1. Field of the Invention
The present invention relates to electromagnetic communications systems. More specifically, the present invention relates to direct digital synthesis (DDS) and direct digitization of radio frequency (RF) signals.
2. Description of the Related Art
For current and future applications, space based radars will require high performance at lightweight and small volume. For example, by the year 2008, such systems will be expected to handle multiple tasks such as Synthetic Aperture Radar (SAR), Ground Moving Target Indication (GMTI), Airborne Moving Target Indication (AMTI), Digital Terrain Elevation Detection (DTED), and other multi-intelligence (INT) functions. Current systems tend to be stove piped, narrowly focused and single functioned. In addition, payloads for these systems will be required to have weight densities on the order of 4 kg per square meter (3 times lighter than today""s systems) and volume compaction of about 1500:1 (typical compaction ratios are currently between 3 and 5 to 1). Potential customers have also stressed a need for all of these improvements at a lower cost than can be achieved today (in light of shrinking budgets).
Current space based radar systems incorporate consolidated receivers and exciters. These solutions are adequate for systems that do not require large numbers of independent phase centers (typically less than 8), do not need to perform multi-INT missions, do not need to weigh less than 12 Kg per square meter, do not need ultra-wide bandwidths, etc. Furthermore, current solutions for today""s receiver functions tend to cost about $1M per channel (for space qualified hardware) which would be unacceptable for systems requiring over 32 independent receivers for example. Thus, current hardware is expensive, bulky, heavy, relatively specialized and not suitable to meet tomorrow""s needs.
Hence, a need exists in the art for an improved system or method for receiving and exciting electromagnetic signals which is smaller, lighter, and less expensive than current systems.
The need in the art is addressed by the novel analog-to-digital converter (ADC) and direct digital synthesizer (DDS) architectures of the present invention. The novel ADC architecture includes a first circuit for receiving an input signal; a second circuit for setting a predetermined number of thresholds using a predetermined number of preamplifiers with weighted unit current sources in each of the preamplifier outputs; and a third circuit for comparing the input to the thresholds. The novel active offset method of the present invention removes the R-C time constant associated with the resistive ladder of conventional ADCs and provides the ability to easily trim individual thresholds without the need for trimmable resistors. In the preferred embodiment, the ADC includes trimmable current sources.

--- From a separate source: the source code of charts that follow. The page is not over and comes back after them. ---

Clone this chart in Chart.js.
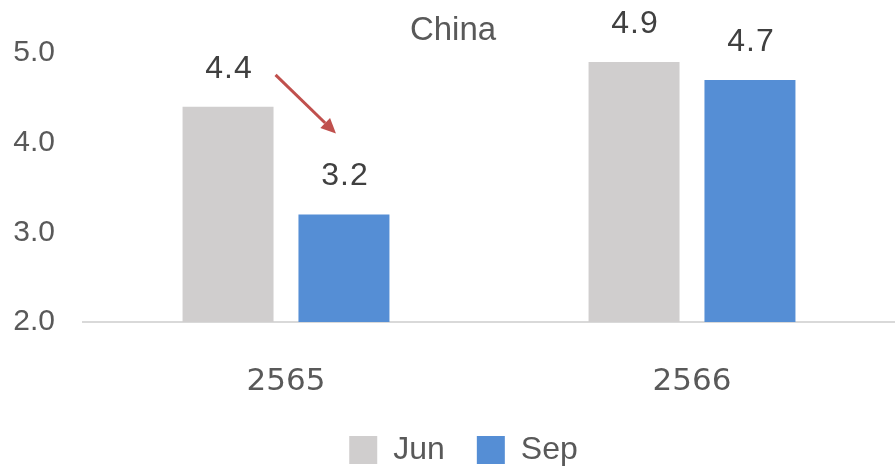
<!DOCTYPE html>
<html>
<head>
<meta charset="utf-8">
<script src="https://cdn.jsdelivr.net/npm/chart.js@4"></script>
<style>
  html, body { margin: 0; padding: 0; background: #fff; }
  #wrap { width: 895px; height: 468px; }
</style>
</head>
<body>
<div id="wrap"><canvas id="chart"></canvas></div>
<script>
// Chart data
const years = ['2565', '2566'];
const junValues = [4.4, 4.9];
const sepValues = [3.2, 4.7];
const yTicks = [2.0, 3.0, 4.0, 5.0];
const chartTitle = 'China';

// keep the legend short vertically while items stay far apart,
// and nudge it a little right like the original
const legendFit = {
    id: 'legendFit',
    beforeUpdate(chart) {
        const lg = chart.legend;
        if (lg && !lg._patched) {
            const fit = lg.fit;
            lg.fit = function () {
                fit.call(this);
                this.height = 66;
            };
            const draw = lg.draw;
            lg.draw = function () {
                this.ctx.save();
                this.ctx.translate(16, 0);
                draw.call(this);
                this.ctx.restore();
            };
            lg._patched = true;
        }
    }
};

// Value labels above bars + title + arrow
const extras = {
    id: 'extras',
    afterDatasetsDraw(chart) {
        const ctx = chart.ctx;
        const yScale = chart.scales.y;
        ctx.save();
        ctx.fillStyle = '#404040';
        ctx.font = '32px "Liberation Sans", Arial, sans-serif';
        ctx.letterSpacing = '1px';
        ctx.textAlign = 'center';
        ctx.textBaseline = 'middle';
        chart.data.datasets.forEach((ds, i) => {
            chart.getDatasetMeta(i).data.forEach((bar, j) => {
                ctx.fillText(ds.data[j].toFixed(1), bar.x + 1, bar.y - 38);
            });
        });

        // title
        ctx.letterSpacing = '0px';
        ctx.fillStyle = '#595959';
        ctx.font = '33px "Liberation Sans", Arial, sans-serif';
        ctx.fillText(chartTitle, 453, 31);

        // arrow from Jun label down to Sep label
        const junBar = chart.getDatasetMeta(0).data[0];
        const sepBar = chart.getDatasetMeta(1).data[0];
        const x1 = junBar.x + junBar.width / 2 + 2;
        const y1 = yScale.getPixelForValue(junValues[0]) - 32;
        const x2 = sepBar.x - 8;
        const y2 = yScale.getPixelForValue(sepValues[0]) - 81;
        const ang = Math.atan2(y2 - y1, x2 - x1);
        const len = 15, half = 7;
        ctx.strokeStyle = '#c0504d';
        ctx.fillStyle = '#c0504d';
        ctx.lineWidth = 3;
        ctx.beginPath();
        ctx.moveTo(x1, y1);
        ctx.lineTo(x2 - len * Math.cos(ang), y2 - len * Math.sin(ang));
        ctx.stroke();
        ctx.beginPath();
        ctx.moveTo(x2, y2);
        ctx.lineTo(x2 - len * Math.cos(ang) + half * Math.sin(ang), y2 - len * Math.sin(ang) - half * Math.cos(ang));
        ctx.lineTo(x2 - len * Math.cos(ang) - half * Math.sin(ang), y2 - len * Math.sin(ang) + half * Math.cos(ang));
        ctx.closePath();
        ctx.fill();
        ctx.restore();
    }
};

const ctx = document.getElementById('chart').getContext('2d');
new Chart(ctx, {
    type: 'bar',
    data: {
        labels: years,
        datasets: [
            {
                label: 'Jun',
                data: junValues,
                backgroundColor: '#d0cece',
                categoryPercentage: 0.571,
                barPercentage: 0.785
            },
            {
                label: 'Sep',
                data: sepValues,
                backgroundColor: '#558ed5',
                categoryPercentage: 0.571,
                barPercentage: 0.785
            }
        ]
    },
    options: {
        responsive: true,
        maintainAspectRatio: false,
        animation: false,
        layout: {
            padding: { top: 53, left: 0, right: 0, bottom: 0 }
        },
        plugins: {
            legend: {
                position: 'bottom',
                labels: {
                    boxWidth: 28,
                    boxHeight: 28,
                    padding: 32,
                    color: '#595959',
                    font: { size: 32, family: '"Liberation Sans", Arial, sans-serif' }
                }
            },
            tooltip: { enabled: false },
            title: { display: false }
        },
        scales: {
            x: {
                grid: { display: false, drawTicks: false },
                border: { display: true, color: '#d9d9d9', width: 2 },
                afterFit(scale) {
                    scale.height = 80;
                },
                ticks: {
                    color: '#595959',
                    padding: 41,
                    font: { size: 31, family: '"DejaVu Sans", sans-serif' }
                }
            },
            y: {
                min: 2,
                max: 5,
                afterBuildTicks(scale) {
                    scale.ticks = yTicks.map(v => ({ value: v }));
                },
                afterFit(scale) {
                    scale.width = 83;
                },
                grid: { display: false, drawTicks: false },
                border: { display: false },
                ticks: {
                    color: '#595959',
                    padding: 28,
                    font: { size: 30, family: '"Liberation Sans", Arial, sans-serif' },
                    callback: v => v.toFixed(1)
                }
            }
        }
    },
    plugins: [legendFit, extras]
});
</script>
</body>
</html>
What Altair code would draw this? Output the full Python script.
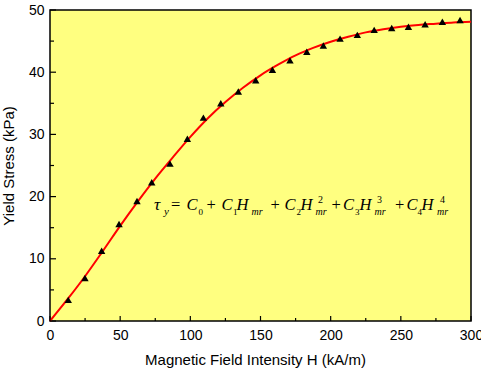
import altair as alt
import pandas as pd

# measured data (triangles)
H_points = [13.0, 24.9, 36.8, 49.2, 62.0, 72.5, 85.5, 97.9, 109.3, 121.7, 134.2, 146.6,
            158.5, 171.0, 183.0, 194.8, 206.7, 219.0, 231.0, 243.5, 255.4, 267.3, 279.6, 292.2]
stress_points = [3.4, 6.9, 11.3, 15.6, 19.3, 22.3, 25.3, 29.3, 32.7, 35.0, 36.9, 38.7,
                 40.4, 41.9, 43.3, 44.3, 45.4, 46.0, 46.8, 47.1, 47.3, 47.7, 48.1, 48.4]

# fitted curve (red line)
H_fit = [0, 12.5, 25, 37.5, 50, 62.5, 75, 87.5, 100, 112.5, 125, 137.5, 150, 162.5, 175,
         187.5, 200, 212.5, 225, 237.5, 250, 262.5, 275, 287.5, 300]
stress_fit = [0, 3.5, 7.2, 11.2, 15.3, 19.2, 22.9, 26.3, 29.6, 32.6, 35.2, 37.5, 39.5, 41.2,
              42.7, 43.9, 44.9, 45.7, 46.4, 46.9, 47.3, 47.6, 47.8, 48.0, 48.1]

x_major = [0, 50, 100, 150, 200, 250, 300]
x_minor = [25, 75, 125, 175, 225, 275]
y_major = [0, 10, 20, 30, 40, 50]
y_minor = [5, 15, 25, 35, 45]

W, HGT = 421, 311
LEFT, TOP = 50, 10

xs = alt.Scale(domain=[0, 300], nice=False, zero=False)
ys = alt.Scale(domain=[0, 50], nice=False, zero=False)

pts = pd.DataFrame({"H": H_points, "S": stress_points})
fit = pd.DataFrame({"H": H_fit, "S": stress_fit})

line = alt.Chart(fit).mark_line(color="#FF0000", strokeWidth=2, interpolate="monotone").encode(
    x=alt.X("H:Q", scale=xs, axis=alt.Axis(values=x_major, ticks=False, domain=False, grid=False,
            labelFont="Liberation Sans", labelFontSize=14, labelColor="black", labelPadding=7,
            title="Magnetic Field Intensity H (kA/m)", titleFont="Liberation Sans",
            titleFontSize=15, titleFontWeight="normal", titleColor="black", titlePadding=10,
            titleX=205, labelFlush=False)),
    y=alt.Y("S:Q", scale=ys, axis=alt.Axis(values=y_major, ticks=False, domain=False, grid=False,
            labelFont="Liberation Sans", labelFontSize=14, labelColor="black", labelPadding=6,
            title="Yield Stress (kPa)", titleFont="Liberation Sans", titleFontSize=15,
            titleFontWeight="normal", titleColor="black", titlePadding=12, labelFlush=False)),
)

tri = alt.Chart(pts).mark_point(shape="triangle-up", filled=True, color="black", size=55, opacity=1).encode(
    x=alt.X("H:Q", scale=xs), y=alt.Y("S:Q", scale=ys)
)

def xticks(vals, length):
    return alt.Chart(pd.DataFrame({"v": vals})).mark_rule(color="black", strokeWidth=1.2).encode(
        x=alt.X("v:Q", scale=xs), y=alt.value(HGT), y2=alt.value(HGT - length))

def yticks(vals, length):
    return alt.Chart(pd.DataFrame({"v": vals})).mark_rule(color="black", strokeWidth=1.2).encode(
        y=alt.Y("v:Q", scale=ys), x=alt.value(0), x2=alt.value(length))

# equation pieces: (text, page x, page baseline y, size, style)
MAIN, SUB, SUP = 210, 215, 203
M, D, R = 16.5, 9, 10
eq = [
    ("τ", 154, MAIN, M + 1, "italic"), ("y", 164, SUB, R + 1, "italic"), ("=", 171, MAIN, M, "normal"),
    ("C", 186.5, MAIN, M, "italic"), ("0", 198.5, SUB, D, "normal"), ("+", 206.5, MAIN, M, "normal"),
    ("C", 221.5, MAIN, M, "italic"), ("1", 233, SUB, D, "normal"), ("H", 236.5, MAIN, M, "italic"),
    ("mr", 251.5, SUB, R, "italic"), ("+", 270.5, MAIN, M, "normal"),
    ("C", 284.5, MAIN, M, "italic"), ("2", 296.5, SUB, D, "normal"), ("H", 300.5, MAIN, M, "italic"),
    ("2", 318, SUP, D + 1, "normal"), ("mr", 315.5, SUB, R, "italic"), ("+", 331.5, MAIN, M, "normal"),
    ("C", 343, MAIN, M, "italic"), ("3", 355, SUB, D, "normal"), ("H", 359.5, MAIN, M, "italic"),
    ("3", 377, SUP, D + 1, "normal"), ("mr", 374.5, SUB, R, "italic"), ("+", 395, MAIN, M, "normal"),
    ("C", 406.5, MAIN, M, "italic"), ("4", 417.5, SUB, D, "normal"), ("H", 421.5, MAIN, M, "italic"),
    ("4", 440, SUP, D + 1, "normal"), ("mr", 437, SUB, R, "italic"),
]
eq_layers = []
for t, px, py, sz, st in eq:
    eq_layers.append(
        alt.Chart(pd.DataFrame({"a": [0]})).mark_text(
            text=t, font="Liberation Serif", fontSize=sz, fontStyle=st, color="black",
            align="left", baseline="alphabetic"
        ).encode(x=alt.value(px - LEFT), y=alt.value(py - TOP))
    )

chart = alt.layer(
    line, tri,
    xticks(x_major, 5), xticks(x_minor, 3), yticks(y_major, 6), yticks(y_minor, 4),
    *eq_layers
).properties(
    width=W, height=HGT,
    autosize=alt.AutoSizeParams(type="none"),
    padding={"left": LEFT, "top": TOP, "right": 10, "bottom": 48},
    background="white",
).configure_view(
    fill="#FFFF80", stroke="black", strokeWidth=1.5
)

chart.save("out.html", embed_options={"renderer": "svg", "actions": False})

In the best mode, the ADC of the present invention incorporates an improved comparator circuit. The novel comparator includes split load resistors to increase the acquisition time and reduce the regeneration time constant, emitter follower buffers on the latch pair transistors to reduce the capacitive loading on the regeneration node, and cascode transistors coupled to the load resistors to eliminate the output loading effects from the regeneration node. All of these improvements allow a faster acquisition time and regeneration time constant to be on the order of the forward transit time in the transistor, which is a theoretical limit.
When implemented as an Advanced Digital Antenna Module (ADAM) for receiving and exciting electromagnetic signals, the ADAM Application Specific Integrated Circuit (ASIC) may integrate a complete receiver/exciter function on a monolithic silicon germanium (SiGe) device, enabling direct digital-to-RF (Radio Frequency) and RF-to-digital transformations. Thus, the teachings disclosed herein provide for improved analog-to-digital converter (ADC) operation via a novel active offset comparison methodology.
The novel DDS architecture overcomes the existing accuracy and dynamic limitations of digital-to-analog converter (DAC) structures through the ability to digitally trim out differential nonlinearities of the converter. Additionally, digital algorithms are implemented which address the limitations that transistor self-heating has had on converter dynamic range.